Output the material beneath this task exactly, images excluded.

::::

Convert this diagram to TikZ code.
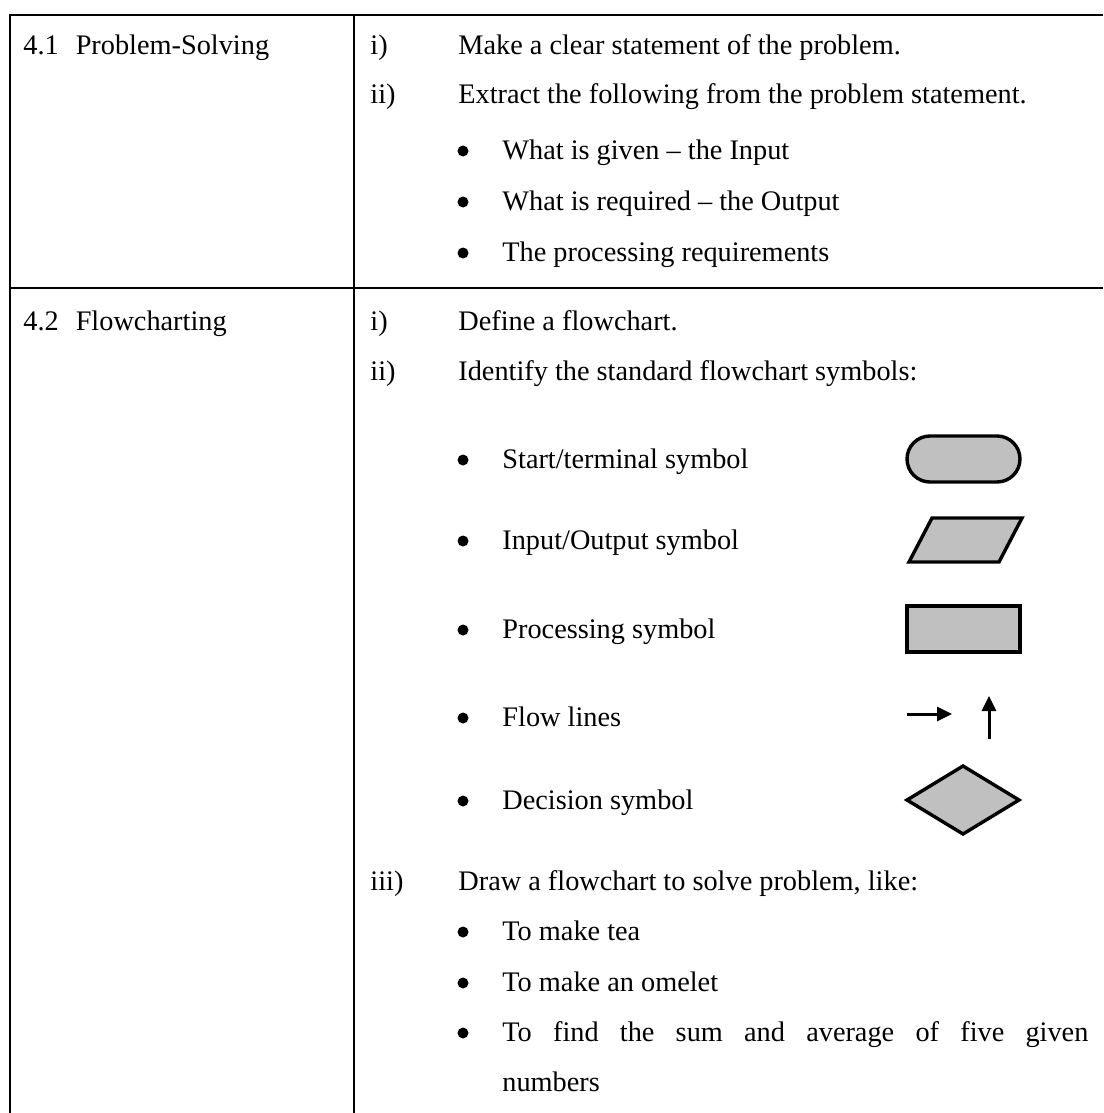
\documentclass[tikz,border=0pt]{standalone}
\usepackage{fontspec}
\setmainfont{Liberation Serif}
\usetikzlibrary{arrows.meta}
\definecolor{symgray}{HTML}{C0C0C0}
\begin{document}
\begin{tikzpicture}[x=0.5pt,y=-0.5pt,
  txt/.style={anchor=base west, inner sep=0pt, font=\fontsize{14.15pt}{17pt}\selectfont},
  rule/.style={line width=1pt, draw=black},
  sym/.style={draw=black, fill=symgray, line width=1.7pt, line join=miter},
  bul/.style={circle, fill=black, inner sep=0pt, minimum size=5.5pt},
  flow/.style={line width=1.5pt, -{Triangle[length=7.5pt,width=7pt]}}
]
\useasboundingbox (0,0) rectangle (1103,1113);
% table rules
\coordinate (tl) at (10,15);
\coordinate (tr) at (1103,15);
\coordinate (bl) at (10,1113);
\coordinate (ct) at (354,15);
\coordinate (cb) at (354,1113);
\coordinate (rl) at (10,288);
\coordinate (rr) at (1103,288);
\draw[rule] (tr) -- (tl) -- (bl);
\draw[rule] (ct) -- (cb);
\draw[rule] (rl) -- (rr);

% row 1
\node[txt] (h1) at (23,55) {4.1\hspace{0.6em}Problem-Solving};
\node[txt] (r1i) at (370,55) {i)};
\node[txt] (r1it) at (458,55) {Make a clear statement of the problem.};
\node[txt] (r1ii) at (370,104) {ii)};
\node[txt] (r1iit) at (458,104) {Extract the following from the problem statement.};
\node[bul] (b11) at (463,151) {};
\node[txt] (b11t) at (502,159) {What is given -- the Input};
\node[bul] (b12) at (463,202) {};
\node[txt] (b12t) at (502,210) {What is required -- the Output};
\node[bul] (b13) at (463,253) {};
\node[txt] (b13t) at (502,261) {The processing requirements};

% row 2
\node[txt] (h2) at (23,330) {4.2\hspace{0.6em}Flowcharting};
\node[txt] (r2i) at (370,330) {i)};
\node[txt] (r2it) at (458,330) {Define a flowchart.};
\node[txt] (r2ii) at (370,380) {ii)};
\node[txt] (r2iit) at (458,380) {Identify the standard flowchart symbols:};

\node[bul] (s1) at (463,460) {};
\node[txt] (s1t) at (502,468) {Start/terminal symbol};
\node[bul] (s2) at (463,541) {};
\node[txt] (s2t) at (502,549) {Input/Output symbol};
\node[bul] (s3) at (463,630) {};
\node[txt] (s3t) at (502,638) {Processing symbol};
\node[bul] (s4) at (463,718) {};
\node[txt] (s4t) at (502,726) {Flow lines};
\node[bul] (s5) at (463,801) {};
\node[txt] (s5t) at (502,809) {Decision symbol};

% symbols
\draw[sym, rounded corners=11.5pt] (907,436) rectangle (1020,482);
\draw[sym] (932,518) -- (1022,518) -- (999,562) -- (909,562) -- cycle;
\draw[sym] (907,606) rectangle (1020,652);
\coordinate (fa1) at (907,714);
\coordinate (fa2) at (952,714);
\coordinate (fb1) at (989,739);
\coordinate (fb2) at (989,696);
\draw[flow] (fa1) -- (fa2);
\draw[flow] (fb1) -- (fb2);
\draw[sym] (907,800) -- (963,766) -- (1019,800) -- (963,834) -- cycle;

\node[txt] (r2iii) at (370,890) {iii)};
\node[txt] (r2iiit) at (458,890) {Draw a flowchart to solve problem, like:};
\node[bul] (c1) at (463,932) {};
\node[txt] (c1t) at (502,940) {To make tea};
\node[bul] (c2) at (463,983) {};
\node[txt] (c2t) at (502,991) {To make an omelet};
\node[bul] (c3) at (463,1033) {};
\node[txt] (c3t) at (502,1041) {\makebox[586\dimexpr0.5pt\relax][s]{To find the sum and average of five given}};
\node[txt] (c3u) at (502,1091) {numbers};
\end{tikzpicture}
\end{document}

::::

Result >>
Convert this diagram to TikZ code.
\documentclass[tikz,border=0pt]{standalone}
\usepackage{fontspec}
\setmainfont{Liberation Serif}
\usetikzlibrary{arrows.meta}
\definecolor{symgray}{HTML}{C0C0C0}
\begin{document}
\begin{tikzpicture}[x=0.5pt,y=-0.5pt,
  txt/.style={anchor=base west, inner sep=0pt, font=\fontsize{14.15pt}{17pt}\selectfont},
  rule/.style={line width=1pt, draw=black},
  sym/.style={draw=black, fill=symgray, line width=1.7pt, line join=miter},
  bul/.style={circle, fill=black, inner sep=0pt, minimum size=5.5pt},
  flow/.style={line width=1.5pt, -{Triangle[length=7.5pt,width=7pt]}}
]
\useasboundingbox (0,0) rectangle (1103,1113);
% table rules
\coordinate (tl) at (10,15);
\coordinate (tr) at (1103,15);
\coordinate (bl) at (10,1113);
\coordinate (ct) at (354,15);
\coordinate (cb) at (354,1113);
\coordinate (rl) at (10,288);
\coordinate (rr) at (1103,288);
\draw[rule] (tr) -- (tl) -- (bl);
\draw[rule] (ct) -- (cb);
\draw[rule] (rl) -- (rr);

% row 1
\node[txt] (h1) at (23,55) {4.1\hspace{0.6em}Problem-Solving};
\node[txt] (r1i) at (370,55) {i)};
\node[txt] (r1it) at (458,55) {Make a clear statement of the problem.};
\node[txt] (r1ii) at (370,104) {ii)};
\node[txt] (r1iit) at (458,104) {Extract the following from the problem statement.};
\node[bul] (b11) at (463,151) {};
\node[txt] (b11t) at (502,159) {What is given -- the Input};
\node[bul] (b12) at (463,202) {};
\node[txt] (b12t) at (502,210) {What is required -- the Output};
\node[bul] (b13) at (463,253) {};
\node[txt] (b13t) at (502,261) {The processing requirements};

% row 2
\node[txt] (h2) at (23,330) {4.2\hspace{0.6em}Flowcharting};
\node[txt] (r2i) at (370,330) {i)};
\node[txt] (r2it) at (458,330) {Define a flowchart.};
\node[txt] (r2ii) at (370,380) {ii)};
\node[txt] (r2iit) at (458,380) {Identify the standard flowchart symbols:};

\node[bul] (s1) at (463,460) {};
\node[txt] (s1t) at (502,468) {Start/terminal symbol};
\node[bul] (s2) at (463,541) {};
\node[txt] (s2t) at (502,549) {Input/Output symbol};
\node[bul] (s3) at (463,630) {};
\node[txt] (s3t) at (502,638) {Processing symbol};
\node[bul] (s4) at (463,718) {};
\node[txt] (s4t) at (502,726) {Flow lines};
\node[bul] (s5) at (463,801) {};
\node[txt] (s5t) at (502,809) {Decision symbol};

% symbols
\draw[sym, rounded corners=11.5pt] (907,436) rectangle (1020,482);
\draw[sym] (932,518) -- (1022,518) -- (999,562) -- (909,562) -- cycle;
\draw[sym] (907,606) rectangle (1020,652);
\coordinate (fa1) at (907,714);
\coordinate (fa2) at (952,714);
\coordinate (fb1) at (989,739);
\coordinate (fb2) at (989,696);
\draw[flow] (fa1) -- (fa2);
\draw[flow] (fb1) -- (fb2);
\draw[sym] (907,800) -- (963,766) -- (1019,800) -- (963,834) -- cycle;

\node[txt] (r2iii) at (370,890) {iii)};
\node[txt] (r2iiit) at (458,890) {Draw a flowchart to solve problem, like:};
\node[bul] (c1) at (463,932) {};
\node[txt] (c1t) at (502,940) {To make tea};
\node[bul] (c2) at (463,983) {};
\node[txt] (c2t) at (502,991) {To make an omelet};
\node[bul] (c3) at (463,1033) {};
\node[txt] (c3t) at (502,1041) {\makebox[586\dimexpr0.5pt\relax][s]{To find the sum and average of five given}};
\node[txt] (c3u) at (502,1091) {numbers};
\end{tikzpicture}
\end{document}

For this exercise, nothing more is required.